Other popular additives to tea include sugar or honey, lemon, fruit jams, mint. In colder regions such as Mongolia, Tibet and Nepal, butter is added to provide necessary calories. Tibetan butter tea contains rock salt and dre (yak) butter, which is then churned vigorously in a cylindrical vessel closely resembling a butter churn. The flavor of this beverage is more akin to a rich broth than to tea, and may be described as an acquired taste to those unused to drinking it. The same may be said for salt tea, which is consumed in some cultures in the Hindu-Kush region of northern Pakistan, and probably in other areas as well.

The flavor of the tea can also be altered by pouring it from different heights, resulting in varying degrees of oxidizations. The art of high-altitude pouring is used principally by people in Northern Africa (e.g. Morocco), but also in West Africa (e.g. Guinea, Mali, Senegal) and can positively alter the flavor of the tea, but it is more likely a technique to cool the beverage destined to be consumed immediately, often cooked with mint leaves. In certain cultures the tea is given different names depending on the height it was poured form.

In Mali, gunpowder tea is served in series of three, starting with the highest oxidization or strongest, unsweetened tea (cooked from fresh leaves), locally referred to as "bitter as death". Follows a second serving, where the same tea leaves are boiled again with some sugar added ("pleasant as life"),and a third one, where the same tea leaves are boiled for the third time with yet more sugar added ("sweet as love"). Green tea is the central ingredient of a distinctly Malian custom, the "Grin", informal social gathering that cuts across social and economic lines, starting in front of family compound gates in the afternoons, extending late in the night and widely popular in Bamako and other large urban areas.
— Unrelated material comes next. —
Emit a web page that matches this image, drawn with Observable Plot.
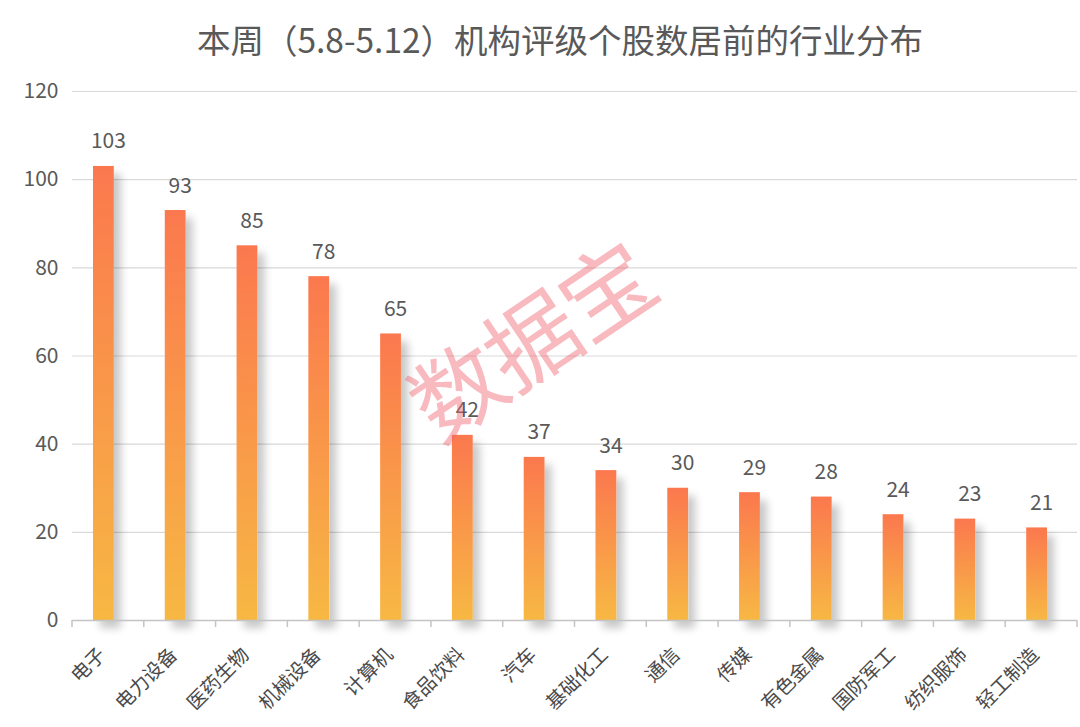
<!DOCTYPE html>
<html>
<head>
<meta charset="utf-8">
<script src="https://cdn.jsdelivr.net/npm/d3@7"></script>
<script src="https://cdn.jsdelivr.net/npm/@observablehq/plot@0.6"></script>
<style>
  html, body { margin: 0; padding: 0; background: #fff; }
  body { width: 1080px; height: 727px; position: relative; overflow: hidden;
         font-family: "Noto Sans CJK SC", "Noto Sans", sans-serif; }
  #title { height: 75px; box-sizing: border-box; padding-top: 20px; padding-left: 40px; font-size: 33.5px; line-height: 38px;
           text-align: center; color: #595959; }
  #wm { position: absolute; left: 528px; top: 336px; transform: translate(-50%, -50%) rotate(-34deg);
        font-size: 92px; color: rgba(240, 100, 112, 0.45); white-space: nowrap; letter-spacing: -2px;
        pointer-events: none; font-weight: 400; }
</style>
</head>
<body>
<div id="title">本周（5.8-5.12）机构评级个股数居前的行业分布</div>
<div id="chart"></div>
<div id="wm">数据宝</div>
<script>
const categories = ["电子", "电力设备", "医药生物", "机械设备", "计算机", "食品饮料", "汽车", "基础化工", "通信", "传媒", "有色金属", "国防军工", "纺织服饰", "轻工制造"];
const counts = [103, 93, 85, 78, 65, 42, 37, 34, 30, 29, 28, 24, 23, 21];
const yTicks = [0, 20, 40, 60, 80, 100, 120];

const data = categories.map((c, i) => ({industry: c, count: counts[i]}));

const chart = Plot.plot({
  width: 1080,
  height: 652,
  marginTop: 16,
  marginBottom: 107,
  marginLeft: 72,
  marginRight: 3,
  style: {fontFamily: '"Noto Sans CJK SC", "Noto Sans", sans-serif', background: "transparent", overflow: "visible"},
  x: {domain: categories, padding: 0, round: false, label: null},
  y: {domain: [0, 120], label: null},
  marks: [
    Plot.gridY(yTicks, {stroke: "#d9d9d9", strokeOpacity: 1, strokeWidth: 1.2}),
    Plot.axisY(yTicks, {tickSize: 0, tickPadding: 14, fontSize: 21, fill: "#595959", label: null}),
    Plot.axisX({tickSize: 0, tickPadding: 31, tickRotate: -45, fontSize: 19.5, dx: -6, fill: "#4a4a4a", label: null}),
    Plot.barY(data, {x: "industry", y: "count", fill: "url(#barGrad)", insetLeft: 21, insetRight: 30}),
    Plot.ruleY([0], {stroke: "#c4c4c4", strokeWidth: 1.5}),
    Plot.text(data, {x: "industry", y: "count", text: d => String(d.count), lineAnchor: "bottom", dy: -18, fontSize: 21, fill: "#595959"})
  ]
});

const svg = d3.select(chart);
const defs = svg.insert("defs", ":first-child");
const grad = defs.append("linearGradient").attr("id", "barGrad").attr("x1", 0).attr("y1", 0).attr("x2", 0).attr("y2", 1);
grad.append("stop").attr("offset", "0%").attr("stop-color", "#fb784f");
grad.append("stop").attr("offset", "100%").attr("stop-color", "#f7b843");
const f = defs.append("filter").attr("id", "shadow").attr("x", "-50%").attr("y", "-20%").attr("width", "250%").attr("height", "140%");
f.append("feGaussianBlur").attr("in", "SourceAlpha").attr("stdDeviation", 4).attr("result", "b");
f.append("feOffset").attr("in", "b").attr("dx", 7).attr("dy", 8).attr("result", "o");
f.append("feComponentTransfer").attr("in", "o").attr("result", "s")
  .append("feFuncA").attr("type", "linear").attr("slope", 0.22);
const m = f.append("feMerge");
m.append("feMergeNode").attr("in", "s");
m.append("feMergeNode").attr("in", "SourceGraphic");
svg.selectAll('g[aria-label="bar"]').attr("filter", "url(#shadow)");

// boundary ticks under the x axis, placed through Plot's x scale
const xs = chart.scale("x");
const ys = chart.scale("y");
const y0 = ys.apply(0);
const edges = categories.map(c => xs.apply(c)).concat([xs.apply(categories[categories.length - 1]) + xs.bandwidth]);
svg.append("g").selectAll("line").data(edges).join("line")
  .attr("x1", d => d).attr("x2", d => d).attr("y1", y0).attr("y2", y0 + 7)
  .attr("stroke", "#c4c4c4").attr("stroke-width", 1.5);

document.getElementById("chart").appendChild(chart);
</script>
</body>
</html>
In Southeast Asia, particularly in Malaysia and Singapore, the practice of pouring tea from a height has been refined further using black tea to which milk and usually sugar has been added, being poured from a height from one cup to another several times in alternating fashion and in quick succession, to create a tea with entrapped air bubbles creating a frothy "head" in the cup. Expert practitioners of this skill, usually in community hawker food stalls, are a pleasure to watch, a kind of street performance art that adds to the enjoyment of the drink. This beverage, teh tarik, literally, "pulled tea", has a creamier taste than flat milk tea and is extremely popular in the region. Tea pouring in Malaysia has been further developed into an art form in which a dance is done by people pouring tea from one container to another, which in any case takes skill and precision. The participants, each holding two containers, one full of tea, pour it from one to another. They stand in lines and squares and pour the tea into each others' pots. The dance must be choreographed to allow anyone who has both pots full to empty them and refill whoever has no tea at any one point. They are full of rhythmic patterns and a joy to watch.